• **TASK DETAILS**:
Search the records for "that". Copy every line where it appears.

• **SOURCE DATA**:
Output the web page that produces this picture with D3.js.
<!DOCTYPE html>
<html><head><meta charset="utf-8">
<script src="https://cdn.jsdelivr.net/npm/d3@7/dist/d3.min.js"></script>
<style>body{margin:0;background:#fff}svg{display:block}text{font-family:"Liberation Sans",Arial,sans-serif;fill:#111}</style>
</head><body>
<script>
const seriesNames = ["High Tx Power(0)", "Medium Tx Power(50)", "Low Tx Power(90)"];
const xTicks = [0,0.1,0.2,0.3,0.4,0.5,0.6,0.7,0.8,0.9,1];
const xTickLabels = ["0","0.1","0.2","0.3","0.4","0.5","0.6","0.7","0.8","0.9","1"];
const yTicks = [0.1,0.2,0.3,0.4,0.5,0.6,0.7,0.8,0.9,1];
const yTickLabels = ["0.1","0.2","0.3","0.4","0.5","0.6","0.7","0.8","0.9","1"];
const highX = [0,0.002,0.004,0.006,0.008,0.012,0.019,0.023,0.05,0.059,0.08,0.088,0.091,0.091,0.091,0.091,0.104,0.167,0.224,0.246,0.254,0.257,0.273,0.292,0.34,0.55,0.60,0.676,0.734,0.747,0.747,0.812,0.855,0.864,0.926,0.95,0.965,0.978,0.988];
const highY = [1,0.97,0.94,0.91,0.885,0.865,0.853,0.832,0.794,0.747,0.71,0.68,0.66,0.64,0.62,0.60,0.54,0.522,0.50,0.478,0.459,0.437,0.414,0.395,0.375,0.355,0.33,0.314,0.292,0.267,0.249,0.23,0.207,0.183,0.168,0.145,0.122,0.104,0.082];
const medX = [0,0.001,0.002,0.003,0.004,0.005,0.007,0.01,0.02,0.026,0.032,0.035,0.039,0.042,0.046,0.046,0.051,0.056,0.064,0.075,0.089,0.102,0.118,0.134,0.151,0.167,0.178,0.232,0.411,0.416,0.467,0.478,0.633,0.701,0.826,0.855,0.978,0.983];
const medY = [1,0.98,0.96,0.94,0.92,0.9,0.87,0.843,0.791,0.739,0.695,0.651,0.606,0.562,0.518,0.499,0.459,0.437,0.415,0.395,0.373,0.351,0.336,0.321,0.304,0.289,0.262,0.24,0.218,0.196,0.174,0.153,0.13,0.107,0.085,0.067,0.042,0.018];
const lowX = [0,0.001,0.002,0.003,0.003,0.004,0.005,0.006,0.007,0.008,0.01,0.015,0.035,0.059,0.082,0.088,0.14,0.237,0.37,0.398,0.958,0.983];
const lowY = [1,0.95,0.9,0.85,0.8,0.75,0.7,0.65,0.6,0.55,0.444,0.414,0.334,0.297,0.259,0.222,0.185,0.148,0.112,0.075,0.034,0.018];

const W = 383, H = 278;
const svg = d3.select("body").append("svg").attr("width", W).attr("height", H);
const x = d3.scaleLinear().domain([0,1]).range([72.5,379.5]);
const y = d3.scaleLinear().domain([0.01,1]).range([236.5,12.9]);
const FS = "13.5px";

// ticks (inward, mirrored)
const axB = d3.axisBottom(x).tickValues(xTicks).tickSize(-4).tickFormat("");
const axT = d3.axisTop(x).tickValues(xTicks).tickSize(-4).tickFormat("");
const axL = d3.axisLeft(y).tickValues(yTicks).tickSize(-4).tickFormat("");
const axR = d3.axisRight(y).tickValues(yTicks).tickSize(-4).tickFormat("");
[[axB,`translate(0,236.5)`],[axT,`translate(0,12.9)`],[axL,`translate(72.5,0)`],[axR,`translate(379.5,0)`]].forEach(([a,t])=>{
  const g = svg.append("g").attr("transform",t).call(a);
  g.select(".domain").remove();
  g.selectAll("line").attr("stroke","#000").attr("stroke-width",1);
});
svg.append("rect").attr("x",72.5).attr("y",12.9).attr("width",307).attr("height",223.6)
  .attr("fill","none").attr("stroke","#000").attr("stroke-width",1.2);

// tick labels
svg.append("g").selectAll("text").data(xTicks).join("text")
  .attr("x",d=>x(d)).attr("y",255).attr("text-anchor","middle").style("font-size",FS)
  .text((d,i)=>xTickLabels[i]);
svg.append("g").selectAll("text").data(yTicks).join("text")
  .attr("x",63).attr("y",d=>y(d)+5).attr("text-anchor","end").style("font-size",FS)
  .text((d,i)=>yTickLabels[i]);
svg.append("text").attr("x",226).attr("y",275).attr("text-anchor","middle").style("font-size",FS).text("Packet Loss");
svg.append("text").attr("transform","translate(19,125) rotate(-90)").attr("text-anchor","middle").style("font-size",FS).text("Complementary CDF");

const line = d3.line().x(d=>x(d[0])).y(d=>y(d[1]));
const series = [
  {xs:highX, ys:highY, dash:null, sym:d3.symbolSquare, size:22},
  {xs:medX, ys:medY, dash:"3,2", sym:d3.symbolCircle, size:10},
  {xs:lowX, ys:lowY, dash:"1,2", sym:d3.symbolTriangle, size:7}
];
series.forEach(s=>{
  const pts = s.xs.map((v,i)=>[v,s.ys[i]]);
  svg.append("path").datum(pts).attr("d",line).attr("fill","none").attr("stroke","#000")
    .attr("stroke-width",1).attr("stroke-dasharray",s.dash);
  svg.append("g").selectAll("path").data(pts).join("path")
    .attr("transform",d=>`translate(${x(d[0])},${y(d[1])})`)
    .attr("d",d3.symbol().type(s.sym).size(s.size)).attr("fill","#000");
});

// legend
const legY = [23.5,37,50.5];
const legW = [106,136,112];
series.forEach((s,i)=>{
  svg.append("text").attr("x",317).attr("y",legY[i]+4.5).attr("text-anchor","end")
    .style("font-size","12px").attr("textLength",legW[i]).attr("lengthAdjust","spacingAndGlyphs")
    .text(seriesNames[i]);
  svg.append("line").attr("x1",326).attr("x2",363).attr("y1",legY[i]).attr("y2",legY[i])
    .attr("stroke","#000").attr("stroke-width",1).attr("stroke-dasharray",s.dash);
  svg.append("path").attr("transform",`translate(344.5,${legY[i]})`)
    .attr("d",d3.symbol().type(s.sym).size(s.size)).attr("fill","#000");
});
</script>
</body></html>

---

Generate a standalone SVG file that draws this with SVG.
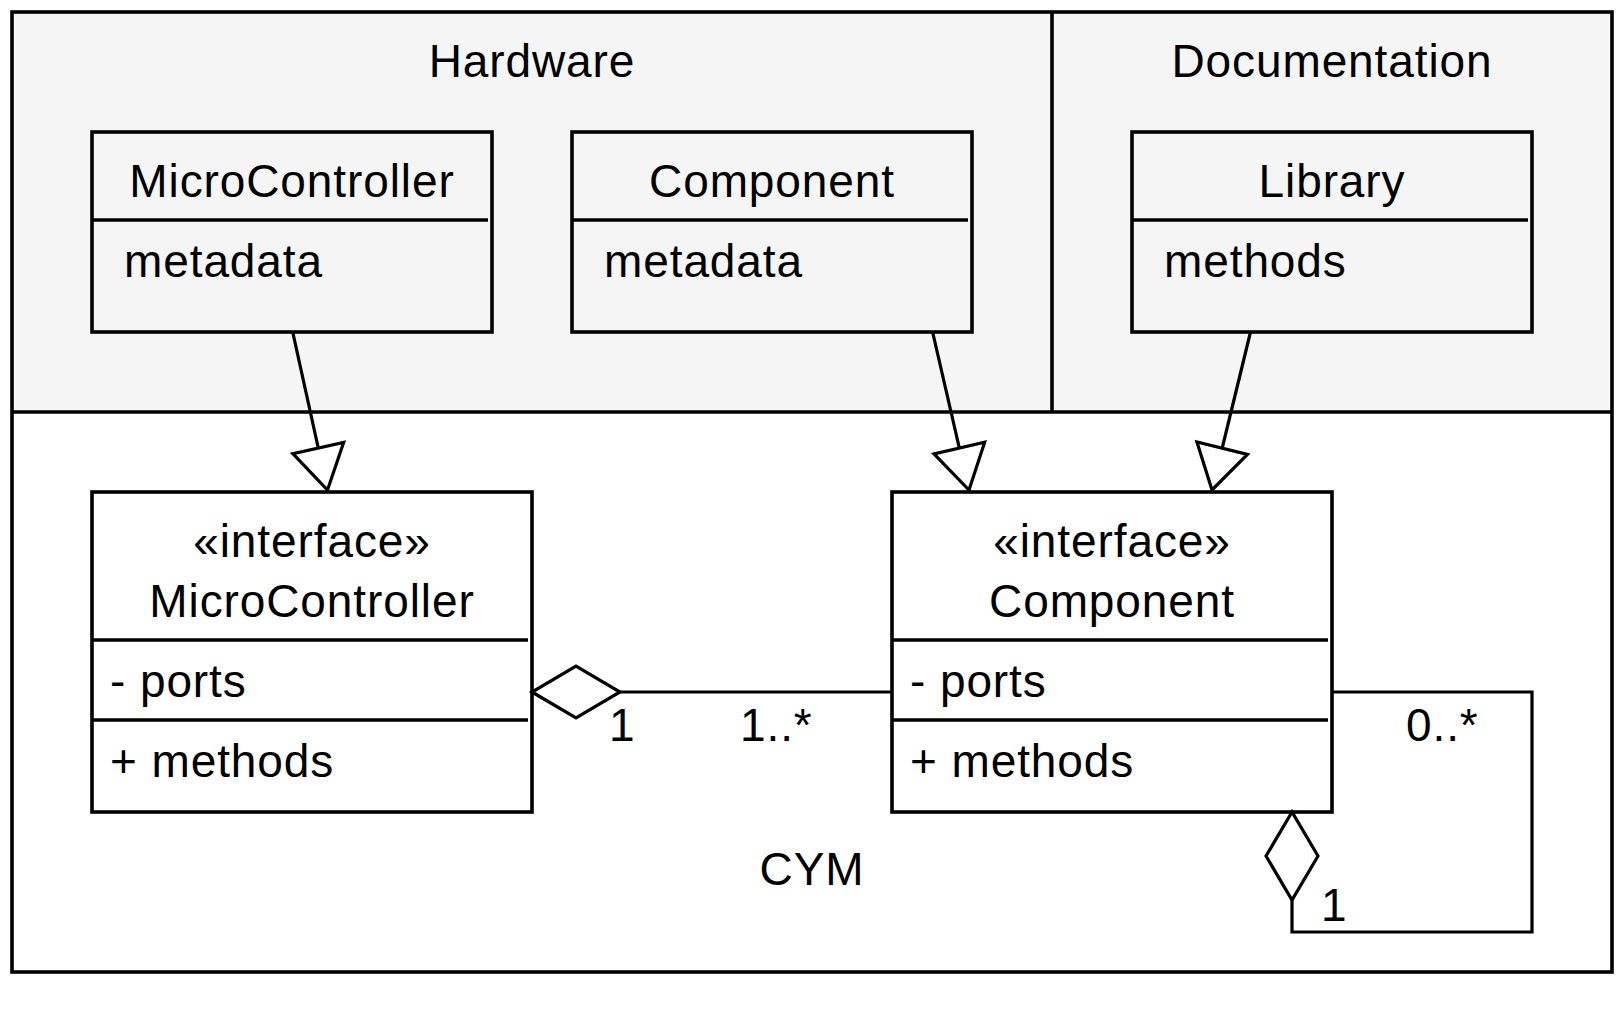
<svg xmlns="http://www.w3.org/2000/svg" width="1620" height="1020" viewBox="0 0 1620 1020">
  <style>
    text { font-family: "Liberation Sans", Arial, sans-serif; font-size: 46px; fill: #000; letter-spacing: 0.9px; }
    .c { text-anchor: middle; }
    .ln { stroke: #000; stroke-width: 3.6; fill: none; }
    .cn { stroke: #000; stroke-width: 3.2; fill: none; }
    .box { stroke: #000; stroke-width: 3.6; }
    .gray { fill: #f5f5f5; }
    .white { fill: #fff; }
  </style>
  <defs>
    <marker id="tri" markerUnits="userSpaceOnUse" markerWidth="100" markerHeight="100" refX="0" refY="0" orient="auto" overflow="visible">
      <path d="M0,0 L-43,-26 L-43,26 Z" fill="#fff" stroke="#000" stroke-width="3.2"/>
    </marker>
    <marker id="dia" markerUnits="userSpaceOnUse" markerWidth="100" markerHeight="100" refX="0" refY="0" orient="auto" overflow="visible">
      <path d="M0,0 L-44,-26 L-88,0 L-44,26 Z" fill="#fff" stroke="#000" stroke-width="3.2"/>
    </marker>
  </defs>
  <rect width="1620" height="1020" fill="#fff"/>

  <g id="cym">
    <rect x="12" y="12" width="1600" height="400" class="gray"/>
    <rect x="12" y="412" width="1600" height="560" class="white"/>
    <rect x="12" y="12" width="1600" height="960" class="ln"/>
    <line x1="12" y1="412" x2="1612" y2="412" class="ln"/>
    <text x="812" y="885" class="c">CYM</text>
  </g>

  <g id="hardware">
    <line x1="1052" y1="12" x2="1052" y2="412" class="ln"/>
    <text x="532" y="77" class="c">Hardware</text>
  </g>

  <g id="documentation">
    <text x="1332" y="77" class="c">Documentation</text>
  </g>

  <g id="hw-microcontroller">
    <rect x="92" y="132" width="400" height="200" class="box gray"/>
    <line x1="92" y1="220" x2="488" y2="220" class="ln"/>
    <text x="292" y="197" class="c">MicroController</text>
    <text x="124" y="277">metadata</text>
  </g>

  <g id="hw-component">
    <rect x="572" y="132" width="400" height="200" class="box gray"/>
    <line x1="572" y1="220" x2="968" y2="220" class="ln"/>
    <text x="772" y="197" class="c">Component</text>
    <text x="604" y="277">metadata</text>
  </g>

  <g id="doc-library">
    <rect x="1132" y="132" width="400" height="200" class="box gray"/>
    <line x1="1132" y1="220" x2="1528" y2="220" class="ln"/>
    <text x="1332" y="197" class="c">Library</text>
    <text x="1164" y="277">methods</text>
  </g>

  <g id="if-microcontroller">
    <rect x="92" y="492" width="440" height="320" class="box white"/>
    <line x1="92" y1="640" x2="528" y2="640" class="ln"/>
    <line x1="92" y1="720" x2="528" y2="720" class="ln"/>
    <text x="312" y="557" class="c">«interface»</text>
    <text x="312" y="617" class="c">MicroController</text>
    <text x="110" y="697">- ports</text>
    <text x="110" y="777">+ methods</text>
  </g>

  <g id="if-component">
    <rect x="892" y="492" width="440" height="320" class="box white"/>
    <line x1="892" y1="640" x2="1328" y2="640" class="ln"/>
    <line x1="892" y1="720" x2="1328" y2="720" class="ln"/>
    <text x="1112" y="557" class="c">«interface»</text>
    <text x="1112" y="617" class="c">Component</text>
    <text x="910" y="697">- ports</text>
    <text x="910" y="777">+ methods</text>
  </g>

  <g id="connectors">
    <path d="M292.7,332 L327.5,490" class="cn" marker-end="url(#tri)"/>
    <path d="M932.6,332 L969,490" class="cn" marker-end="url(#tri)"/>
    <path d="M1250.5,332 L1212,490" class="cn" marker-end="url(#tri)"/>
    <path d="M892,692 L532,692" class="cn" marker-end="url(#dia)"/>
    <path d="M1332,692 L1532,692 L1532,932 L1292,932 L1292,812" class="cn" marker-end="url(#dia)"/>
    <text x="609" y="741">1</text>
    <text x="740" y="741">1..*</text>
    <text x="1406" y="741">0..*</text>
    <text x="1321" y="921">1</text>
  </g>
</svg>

• **OUTPUT OF THE TASK**:
Output the web page that produces this picture with D3.js.
Generate a standalone SVG file that draws this with SVG.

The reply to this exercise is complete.